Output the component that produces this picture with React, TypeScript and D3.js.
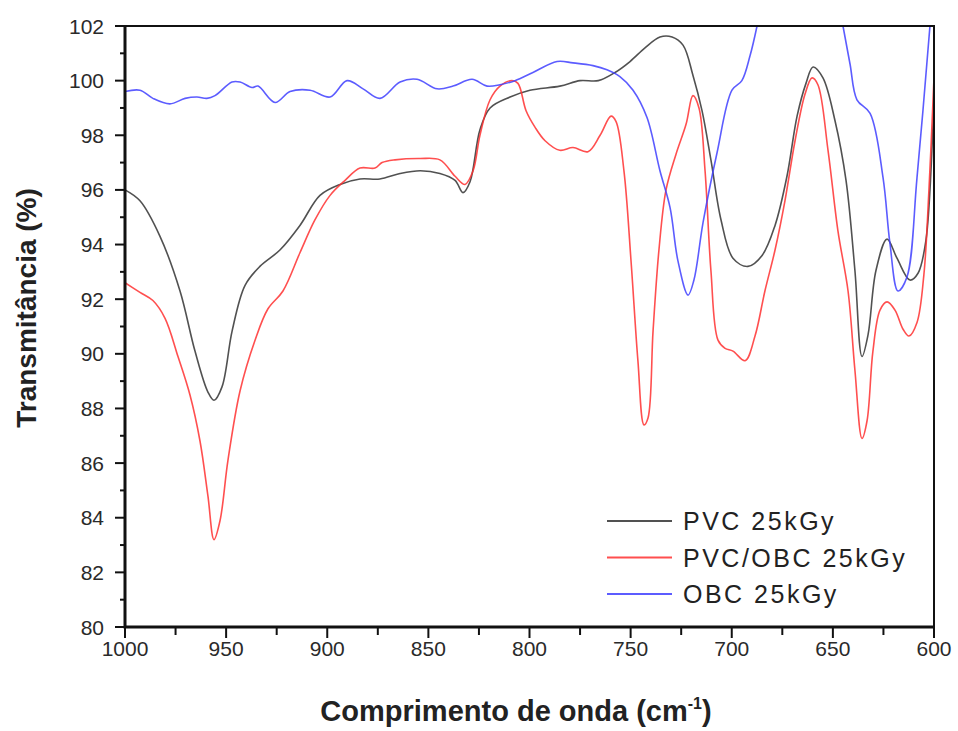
import React, { useEffect, useRef } from "react";
import * as d3 from "d3";

// [wavenumber (cm-1), transmittance (%)]
const pvc: [number, number][] = [
  [1000, 96.0], [992.6, 95.6], [982.7, 94.3], [972.8, 92.3], [965.4, 90.1], [959, 88.6],
  [956, 88.3], [952, 88.8], [947, 90.85], [940.7, 92.5], [933.3, 93.2], [923.4, 93.8],
  [913.5, 94.7], [903.6, 95.8], [893.7, 96.2], [883.8, 96.4], [874, 96.4], [864, 96.6],
  [854, 96.7], [844.3, 96.6], [836.8, 96.35], [832.9, 95.9], [829.4, 96.3], [824.5, 98.2],
  [819.5, 99.0], [809.6, 99.4], [799.8, 99.65], [785, 99.8], [775, 100.0], [766, 100.0],
  [757.7, 100.3], [750.3, 100.7], [742.9, 101.2], [735.5, 101.6], [729.5, 101.6], [724.1, 101.3],
  [719.2, 100.2], [714.7, 98.9], [710.3, 97.1], [705.3, 94.9], [699.4, 93.5], [692, 93.2],
  [685, 93.6], [678.6, 94.7], [672.7, 96.5], [667.7, 98.7], [663.3, 99.9], [659.8, 100.5],
  [654.9, 100.1], [649, 98.55], [643.5, 96.35], [639.1, 93.05], [635.6, 89.9], [632.6, 90.7],
  [628.7, 93.05], [623.2, 94.2], [618.3, 93.5], [611.9, 92.7], [607.9, 92.95], [604, 94.15],
  [600.5, 98.3], [600, 99.0],
];

const pvcObc: [number, number][] = [
  [1000, 92.6], [992.6, 92.25], [986.2, 91.95], [980.2, 91.3], [973.8, 89.9], [967.9, 88.5],
  [962.9, 86.8], [959, 84.8], [956, 83.2], [953, 83.9], [949.1, 86.1], [943.1, 88.65],
  [935.7, 90.5], [929.3, 91.65], [921.9, 92.3], [913.5, 93.7], [906.1, 94.9], [898.6, 95.8],
  [891.2, 96.35], [883.8, 96.8], [876.4, 96.8], [872.9, 97.0], [866.5, 97.1], [854.1, 97.15],
  [844.3, 97.1], [836.8, 96.5], [831.9, 96.2], [827.9, 96.7], [824.5, 98.0], [819.5, 99.3],
  [814.6, 99.8], [808.7, 100.0], [805.7, 99.9], [801.7, 98.9], [797.3, 98.3], [792.3, 97.8],
  [785, 97.45], [778.5, 97.55], [771.1, 97.4], [765.1, 98.0], [759.7, 98.7], [757.2, 98.5],
  [753.3, 96.7], [749.8, 93.4], [746.4, 89.75], [743.4, 87.4], [741.4, 87.65], [738.9, 90.85],
  [736, 93.8], [732.5, 96.0], [727.6, 97.3], [722.6, 98.4], [719.2, 99.45], [716.2, 99.0],
  [713.2, 96.7], [710.3, 93.05], [706.8, 90.5], [703.3, 90.2], [699.4, 90.1], [693.4, 89.75],
  [688.5, 90.65], [683.6, 92.3], [678.6, 93.8], [673.7, 95.6], [668.7, 97.8], [663.8, 99.5],
  [660.3, 100.1], [657.4, 99.85], [652.4, 97.45], [647.5, 94.5], [642.5, 92.3], [639.1, 89.4],
  [635.6, 86.9], [633.1, 87.55], [630.2, 90.1], [626.7, 91.6], [623.2, 91.9], [619.3, 91.6],
  [615.3, 90.9], [612.4, 90.65], [608.4, 91.15], [605, 92.9], [602.5, 96.0], [600, 100.1],
];

const obc: [number, number][] = [
  [1000, 99.6], [992.6, 99.65], [986.2, 99.35], [977.8, 99.15], [970.3, 99.35], [964.4, 99.4],
  [959.5, 99.35], [955.5, 99.45], [947.1, 99.95], [943.1, 99.95], [937.2, 99.75], [934.2, 99.8],
  [925.8, 99.2], [918.4, 99.6], [908.5, 99.65], [898.6, 99.4], [890.2, 100.0], [882.3, 99.7],
  [873.9, 99.35], [864, 99.95], [855.6, 100.05], [845.7, 99.7], [837.8, 99.8], [828.4, 100.05],
  [821, 99.8], [814.6, 99.85], [807.2, 100.0], [798.3, 100.3], [786.4, 100.7], [778.5, 100.65],
  [768.6, 100.55], [761.7, 100.4], [755.3, 100.15], [748.8, 99.65], [741.9, 98.65], [735.5, 96.7],
  [730.5, 95.35], [726.6, 93.4], [721.6, 92.15], [718.7, 92.7], [714.2, 94.8], [707.3, 97.35],
  [699.9, 99.65], [695, 100.0], [691, 100.9], [687.5, 102.0], [681.1, 104.5], [666.3, 106.5],
  [651.4, 104.5], [645, 102.0], [641.5, 100.6], [638.1, 99.3], [631.6, 98.8], [625.2, 96.45],
  [621.8, 94.05], [617.8, 92.3], [613.4, 92.8], [608.4, 96.45], [602, 102.0], [600, 104],
];

const seriesNames = ["PVC 25kGy", "PVC/OBC 25kGy", "OBC 25kGy"];
const seriesColors = ["#333333", "#ff3030", "#4040ff"];
const xTicks = [1000, 950, 900, 850, 800, 750, 700, 650, 600];
const yTicks = [80, 82, 84, 86, 88, 90, 92, 94, 96, 98, 100, 102];

const W = 958;
const H = 731;
const m = { left: 125, right: 24, top: 26, bottom: 104 };

export default function App() {
  const ref = useRef<SVGSVGElement>(null);

  useEffect(() => {
    const svg = d3.select(ref.current);
    svg.selectAll("*").remove();
    const x = d3.scaleLinear().domain([1000, 600]).range([m.left, W - m.right]);
    const y = d3.scaleLinear().domain([80, 102]).range([H - m.bottom, m.top]);
    const font = "'Liberation Sans', Arial, sans-serif";

    svg.append("defs").append("clipPath").attr("id", "plotclip")
      .append("rect")
      .attr("x", x(1000)).attr("y", y(102))
      .attr("width", x(600) - x(1000)).attr("height", y(80) - y(102));

    const line = d3.line<[number, number]>()
      .x(d => x(d[0]))
      .y(d => y(d[1]))
      .curve(d3.curveCatmullRom.alpha(0.5));

    const g = svg.append("g").attr("clip-path", "url(#plotclip)");
    [pvc, pvcObc, obc].forEach((s, i) => {
      g.append("path")
        .datum(s)
        .attr("fill", "none")
        .attr("stroke", seriesColors[i])
        .attr("stroke-width", 1.6)
        .attr("stroke-opacity", 0.85)
        .attr("stroke-linejoin", "round")
        .attr("d", line);
    });

    // frame (top/right thinner)
    svg.append("rect")
      .attr("x", x(1000)).attr("y", y(102))
      .attr("width", x(600) - x(1000)).attr("height", y(80) - y(102))
      .attr("fill", "none").attr("stroke", "#111").attr("stroke-width", 2);
    svg.append("path")
      .attr("d", `M${x(1000)},${y(102)}V${y(80)}H${x(600)}`)
      .attr("fill", "none").attr("stroke", "#111").attr("stroke-width", 3);

    // y axis
    const yAxis = svg.append("g");
    d3.range(80, 102.01, 1).forEach(v => {
      const major = v % 2 === 0;
      yAxis.append("line")
        .attr("x1", x(1000)).attr("x2", x(1000) - (major ? 10 : 5))
        .attr("y1", y(v)).attr("y2", y(v))
        .attr("stroke", "#111").attr("stroke-width", 2);
    });
    yAxis.selectAll("text").data(yTicks).join("text")
      .attr("x", 104)
      .attr("y", d => y(d))
      .attr("dy", "0.36em")
      .attr("text-anchor", "end")
      .attr("font-family", font)
      .attr("font-size", 21)
      .attr("fill", "#2a2a2a")
      .text(d => d);

    // x axis
    const xAxis = svg.append("g");
    d3.range(1000, 599, -25).forEach(v => {
      const major = v % 50 === 0;
      xAxis.append("line")
        .attr("x1", x(v)).attr("x2", x(v))
        .attr("y1", y(80)).attr("y2", y(80) + (major ? 11 : 8))
        .attr("stroke", "#111").attr("stroke-width", 2);
    });
    xAxis.selectAll("text").data(xTicks).join("text")
      .attr("x", d => x(d))
      .attr("y", 656)
      .attr("text-anchor", "middle")
      .attr("font-family", font)
      .attr("font-size", 21)
      .attr("fill", "#2a2a2a")
      .text(d => d);

    // axis titles
    svg.append("text")
      .attr("transform", `translate(36,308) rotate(-90)`)
      .attr("text-anchor", "middle")
      .attr("font-family", font)
      .attr("font-weight", "bold")
      .attr("font-size", 28)
      .attr("fill", "#222")
      .text("Transmitância (%)");

    const xt = svg.append("text")
      .attr("x", 516)
      .attr("y", 721)
      .attr("text-anchor", "middle")
      .attr("font-family", font)
      .attr("font-weight", "bold")
      .attr("font-size", 29)
      .attr("fill", "#222");
    xt.append("tspan").text("Comprimento de onda (cm");
    xt.append("tspan").attr("dy", -12).attr("font-size", 16).text("-1");
    xt.append("tspan").attr("dy", 12).text(")");

    // legend
    const leg = svg.append("g");
    seriesNames.forEach((name, i) => {
      const ly = 521 + i * 36.5;
      leg.append("line")
        .attr("x1", 607).attr("x2", 672)
        .attr("y1", ly).attr("y2", ly)
        .attr("stroke", seriesColors[i]).attr("stroke-width", 2).attr("stroke-opacity", 0.85);
      leg.append("text")
        .attr("x", 683).attr("y", ly)
        .attr("dy", "0.36em")
        .attr("font-family", font)
        .attr("font-size", 25)
        .attr("letter-spacing", 2.5)
        .attr("fill", "#222")
        .text(name);
    });
  }, []);

  return (
    <svg
      ref={ref}
      width={W}
      height={H}
      style={{ position: "absolute", left: 0, top: 0, background: "#fff" }}
    />
  );
}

# # # # #

## Set task
Go from the first line of the data above to the line containing "import * as" and retype exactly those lines, both included, but none of the pictures.

## Solution for this exercise
Output the component that produces this picture with React, TypeScript and D3.js.
import React, { useEffect, useRef } from "react";
import * as d3 from "d3";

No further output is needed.